On the other hand, State Senator Marsha Blackburn, the Williamson County Republican now seeking the 7th District congressional seat, found the Cooper plan too generous. She said she and a small group of fellow legislators had not given up on the idea of a no-new-taxes budget — one, moreover, which would not require the suspension of state-shared payments to local governments and the downsizing of education which were components of the so-called ÔDOGs’ no-new-taxes budget worked on by various legislative leaders.

Blackburn said she was still being deluged by communications from Tennesseans who wanted to hold the tax line. “The cutest thing!” she said of one caller, who told her, “Marsha, I’m taxed out,” and, she related, went on to advise, “Shut her down and come on home” — the exhortation seeming to apply to the current extended legislative session, not to state government itself, though Blackburn did not specify.
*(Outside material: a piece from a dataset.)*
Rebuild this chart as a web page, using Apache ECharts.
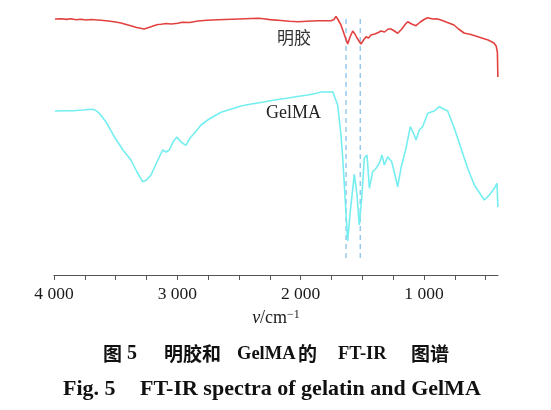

Though it will no doubt be modified by the two legislative chambers, perhaps significantly, the Cooper plan (whose “concept” Sundquist accepted as a basis for agreement) provides for:

  • an increase in the state sales tax from 6 percent to 7 percent, with grocery food purchases exempted from the additional one-percent.
  • A 10 percent increase in taxes on alcohol and tobacco products.
  • Extension of the sales tax to coin-operated machines.
  • “Decoupling” from various federal tax breaks given to business.
  • A $10 increase in motor vehicle registration fees and commercial vehicle fees.
  • Increasing the “professional privilege” tax from $200 annually to $300.
  • Raising the “single article” cap on the sales tax so that certain revenues now going to local governments would be retouted to the state.

    Adherents of another plan, the so-called “CATS” Budget, which would generate less revenue than Cooper’s plan with a differently shaped tax bundle, indicated they might contest the final outcome in sessions Wednesday night.